Give the listing again character for character, but drop the images.

• • • • • • •

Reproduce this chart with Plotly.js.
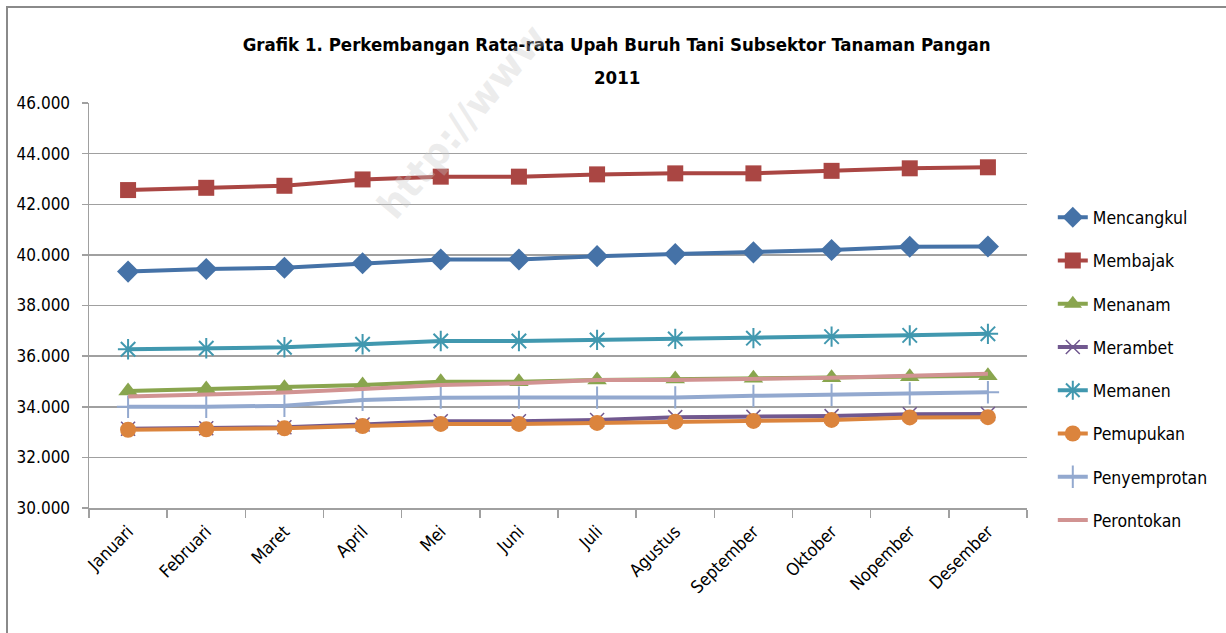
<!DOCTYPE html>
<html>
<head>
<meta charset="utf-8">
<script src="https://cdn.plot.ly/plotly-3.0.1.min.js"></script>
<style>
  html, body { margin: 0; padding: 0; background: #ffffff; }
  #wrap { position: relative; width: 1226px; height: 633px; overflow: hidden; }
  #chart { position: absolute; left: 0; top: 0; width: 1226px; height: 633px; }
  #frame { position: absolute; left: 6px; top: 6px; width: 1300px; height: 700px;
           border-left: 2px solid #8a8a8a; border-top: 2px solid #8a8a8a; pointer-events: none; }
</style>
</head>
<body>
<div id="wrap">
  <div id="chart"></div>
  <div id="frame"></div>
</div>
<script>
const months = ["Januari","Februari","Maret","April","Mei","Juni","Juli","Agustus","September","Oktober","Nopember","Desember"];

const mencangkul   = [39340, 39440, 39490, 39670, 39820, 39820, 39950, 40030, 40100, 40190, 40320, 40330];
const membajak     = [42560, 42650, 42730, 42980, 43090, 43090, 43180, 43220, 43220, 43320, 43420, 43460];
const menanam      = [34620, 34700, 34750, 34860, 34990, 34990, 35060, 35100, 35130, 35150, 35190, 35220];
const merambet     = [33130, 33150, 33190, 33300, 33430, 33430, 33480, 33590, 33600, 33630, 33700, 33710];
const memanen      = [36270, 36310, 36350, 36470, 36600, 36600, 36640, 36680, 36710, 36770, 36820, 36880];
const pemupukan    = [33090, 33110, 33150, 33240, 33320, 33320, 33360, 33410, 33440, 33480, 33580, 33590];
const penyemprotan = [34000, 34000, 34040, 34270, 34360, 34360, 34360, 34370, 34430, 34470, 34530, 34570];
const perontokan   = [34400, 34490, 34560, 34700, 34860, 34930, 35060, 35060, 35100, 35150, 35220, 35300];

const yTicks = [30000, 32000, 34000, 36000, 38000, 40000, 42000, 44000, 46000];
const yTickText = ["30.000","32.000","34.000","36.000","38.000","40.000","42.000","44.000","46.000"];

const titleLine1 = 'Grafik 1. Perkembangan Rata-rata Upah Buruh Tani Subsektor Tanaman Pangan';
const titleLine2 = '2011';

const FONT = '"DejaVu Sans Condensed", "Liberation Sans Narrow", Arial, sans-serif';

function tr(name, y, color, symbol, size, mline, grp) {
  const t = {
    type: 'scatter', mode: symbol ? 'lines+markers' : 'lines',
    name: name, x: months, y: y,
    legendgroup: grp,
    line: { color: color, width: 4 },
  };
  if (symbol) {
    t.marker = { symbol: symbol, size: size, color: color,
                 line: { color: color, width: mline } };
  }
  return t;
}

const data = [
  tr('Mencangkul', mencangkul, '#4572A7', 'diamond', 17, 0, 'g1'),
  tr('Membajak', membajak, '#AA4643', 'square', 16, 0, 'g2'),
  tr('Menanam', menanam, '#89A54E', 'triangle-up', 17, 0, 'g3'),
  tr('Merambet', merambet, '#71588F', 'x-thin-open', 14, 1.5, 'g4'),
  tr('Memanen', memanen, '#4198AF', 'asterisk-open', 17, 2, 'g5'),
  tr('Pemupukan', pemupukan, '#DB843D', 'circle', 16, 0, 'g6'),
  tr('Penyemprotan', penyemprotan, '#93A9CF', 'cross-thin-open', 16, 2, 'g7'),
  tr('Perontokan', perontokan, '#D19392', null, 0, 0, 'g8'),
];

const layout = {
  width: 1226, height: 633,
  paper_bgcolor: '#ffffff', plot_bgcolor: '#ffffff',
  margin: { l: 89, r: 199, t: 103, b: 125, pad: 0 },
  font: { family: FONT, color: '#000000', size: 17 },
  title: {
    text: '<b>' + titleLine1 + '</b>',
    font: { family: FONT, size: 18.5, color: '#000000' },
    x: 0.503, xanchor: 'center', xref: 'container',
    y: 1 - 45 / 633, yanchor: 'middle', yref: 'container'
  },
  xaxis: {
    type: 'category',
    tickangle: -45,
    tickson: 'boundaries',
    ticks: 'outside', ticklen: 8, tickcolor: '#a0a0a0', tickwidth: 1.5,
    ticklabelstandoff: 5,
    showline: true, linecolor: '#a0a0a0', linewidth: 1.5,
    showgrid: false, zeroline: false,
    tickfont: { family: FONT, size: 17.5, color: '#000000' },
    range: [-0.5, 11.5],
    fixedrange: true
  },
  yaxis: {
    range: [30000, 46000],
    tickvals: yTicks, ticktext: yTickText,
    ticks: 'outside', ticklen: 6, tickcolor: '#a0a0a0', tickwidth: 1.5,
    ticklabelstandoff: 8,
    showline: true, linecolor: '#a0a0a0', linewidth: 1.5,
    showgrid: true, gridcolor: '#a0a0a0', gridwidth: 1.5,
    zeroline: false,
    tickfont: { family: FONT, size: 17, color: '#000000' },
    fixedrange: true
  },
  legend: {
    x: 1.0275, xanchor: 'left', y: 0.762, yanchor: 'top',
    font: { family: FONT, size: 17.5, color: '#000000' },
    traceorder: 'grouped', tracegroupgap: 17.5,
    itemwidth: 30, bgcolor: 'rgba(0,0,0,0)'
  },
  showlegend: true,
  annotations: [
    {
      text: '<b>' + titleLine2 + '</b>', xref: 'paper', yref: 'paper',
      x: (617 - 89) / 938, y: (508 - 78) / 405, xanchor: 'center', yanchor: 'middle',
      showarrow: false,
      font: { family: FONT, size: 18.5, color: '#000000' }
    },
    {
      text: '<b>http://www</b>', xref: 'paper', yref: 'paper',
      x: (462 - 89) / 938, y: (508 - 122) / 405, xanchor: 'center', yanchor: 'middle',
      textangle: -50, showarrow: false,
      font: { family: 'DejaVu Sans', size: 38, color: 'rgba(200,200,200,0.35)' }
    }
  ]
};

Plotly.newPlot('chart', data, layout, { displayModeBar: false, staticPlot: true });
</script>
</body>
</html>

• • • • • • •

SOLUTION TO THE PROBLEM:
Reproduce this chart with Plotly.js.
<!DOCTYPE html>
<html>
<head>
<meta charset="utf-8">
<script src="https://cdn.plot.ly/plotly-3.0.1.min.js"></script>
<style>
  html, body { margin: 0; padding: 0; background: #ffffff; }
  #wrap { position: relative; width: 1226px; height: 633px; overflow: hidden; }
  #chart { position: absolute; left: 0; top: 0; width: 1226px; height: 633px; }
  #frame { position: absolute; left: 6px; top: 6px; width: 1300px; height: 700px;
           border-left: 2px solid #8a8a8a; border-top: 2px solid #8a8a8a; pointer-events: none; }
</style>
</head>
<body>
<div id="wrap">
  <div id="chart"></div>
  <div id="frame"></div>
</div>
<script>
const months = ["Januari","Februari","Maret","April","Mei","Juni","Juli","Agustus","September","Oktober","Nopember","Desember"];

const mencangkul   = [39340, 39440, 39490, 39670, 39820, 39820, 39950, 40030, 40100, 40190, 40320, 40330];
const membajak     = [42560, 42650, 42730, 42980, 43090, 43090, 43180, 43220, 43220, 43320, 43420, 43460];
const menanam      = [34620, 34700, 34750, 34860, 34990, 34990, 35060, 35100, 35130, 35150, 35190, 35220];
const merambet     = [33130, 33150, 33190, 33300, 33430, 33430, 33480, 33590, 33600, 33630, 33700, 33710];
const memanen      = [36270, 36310, 36350, 36470, 36600, 36600, 36640, 36680, 36710, 36770, 36820, 36880];
const pemupukan    = [33090, 33110, 33150, 33240, 33320, 33320, 33360, 33410, 33440, 33480, 33580, 33590];
const penyemprotan = [34000, 34000, 34040, 34270, 34360, 34360, 34360, 34370, 34430, 34470, 34530, 34570];
const perontokan   = [34400, 34490, 34560, 34700, 34860, 34930, 35060, 35060, 35100, 35150, 35220, 35300];

const yTicks = [30000, 32000, 34000, 36000, 38000, 40000, 42000, 44000, 46000];
const yTickText = ["30.000","32.000","34.000","36.000","38.000","40.000","42.000","44.000","46.000"];

const titleLine1 = 'Grafik 1. Perkembangan Rata-rata Upah Buruh Tani Subsektor Tanaman Pangan';
const titleLine2 = '2011';

const FONT = '"DejaVu Sans Condensed", "Liberation Sans Narrow", Arial, sans-serif';

function tr(name, y, color, symbol, size, mline, grp) {
  const t = {
    type: 'scatter', mode: symbol ? 'lines+markers' : 'lines',
    name: name, x: months, y: y,
    legendgroup: grp,
    line: { color: color, width: 4 },
  };
  if (symbol) {
    t.marker = { symbol: symbol, size: size, color: color,
                 line: { color: color, width: mline } };
  }
  return t;
}

const data = [
  tr('Mencangkul', mencangkul, '#4572A7', 'diamond', 17, 0, 'g1'),
  tr('Membajak', membajak, '#AA4643', 'square', 16, 0, 'g2'),
  tr('Menanam', menanam, '#89A54E', 'triangle-up', 17, 0, 'g3'),
  tr('Merambet', merambet, '#71588F', 'x-thin-open', 14, 1.5, 'g4'),
  tr('Memanen', memanen, '#4198AF', 'asterisk-open', 17, 2, 'g5'),
  tr('Pemupukan', pemupukan, '#DB843D', 'circle', 16, 0, 'g6'),
  tr('Penyemprotan', penyemprotan, '#93A9CF', 'cross-thin-open', 16, 2, 'g7'),
  tr('Perontokan', perontokan, '#D19392', null, 0, 0, 'g8'),
];

const layout = {
  width: 1226, height: 633,
  paper_bgcolor: '#ffffff', plot_bgcolor: '#ffffff',
  margin: { l: 89, r: 199, t: 103, b: 125, pad: 0 },
  font: { family: FONT, color: '#000000', size: 17 },
  title: {
    text: '<b>' + titleLine1 + '</b>',
    font: { family: FONT, size: 18.5, color: '#000000' },
    x: 0.503, xanchor: 'center', xref: 'container',
    y: 1 - 45 / 633, yanchor: 'middle', yref: 'container'
  },
  xaxis: {
    type: 'category',
    tickangle: -45,
    tickson: 'boundaries',
    ticks: 'outside', ticklen: 8, tickcolor: '#a0a0a0', tickwidth: 1.5,
    ticklabelstandoff: 5,
    showline: true, linecolor: '#a0a0a0', linewidth: 1.5,
    showgrid: false, zeroline: false,
    tickfont: { family: FONT, size: 17.5, color: '#000000' },
    range: [-0.5, 11.5],
    fixedrange: true
  },
  yaxis: {
    range: [30000, 46000],
    tickvals: yTicks, ticktext: yTickText,
    ticks: 'outside', ticklen: 6, tickcolor: '#a0a0a0', tickwidth: 1.5,
    ticklabelstandoff: 8,
    showline: true, linecolor: '#a0a0a0', linewidth: 1.5,
    showgrid: true, gridcolor: '#a0a0a0', gridwidth: 1.5,
    zeroline: false,
    tickfont: { family: FONT, size: 17, color: '#000000' },
    fixedrange: true
  },
  legend: {
    x: 1.0275, xanchor: 'left', y: 0.762, yanchor: 'top',
    font: { family: FONT, size: 17.5, color: '#000000' },
    traceorder: 'grouped', tracegroupgap: 17.5,
    itemwidth: 30, bgcolor: 'rgba(0,0,0,0)'
  },
  showlegend: true,
  annotations: [
    {
      text: '<b>' + titleLine2 + '</b>', xref: 'paper', yref: 'paper',
      x: (617 - 89) / 938, y: (508 - 78) / 405, xanchor: 'center', yanchor: 'middle',
      showarrow: false,
      font: { family: FONT, size: 18.5, color: '#000000' }
    },
    {
      text: '<b>http://www</b>', xref: 'paper', yref: 'paper',
      x: (462 - 89) / 938, y: (508 - 122) / 405, xanchor: 'center', yanchor: 'middle',
      textangle: -50, showarrow: false,
      font: { family: 'DejaVu Sans', size: 38, color: 'rgba(200,200,200,0.35)' }
    }
  ]
};

Plotly.newPlot('chart', data, layout, { displayModeBar: false, staticPlot: true });
</script>
</body>
</html>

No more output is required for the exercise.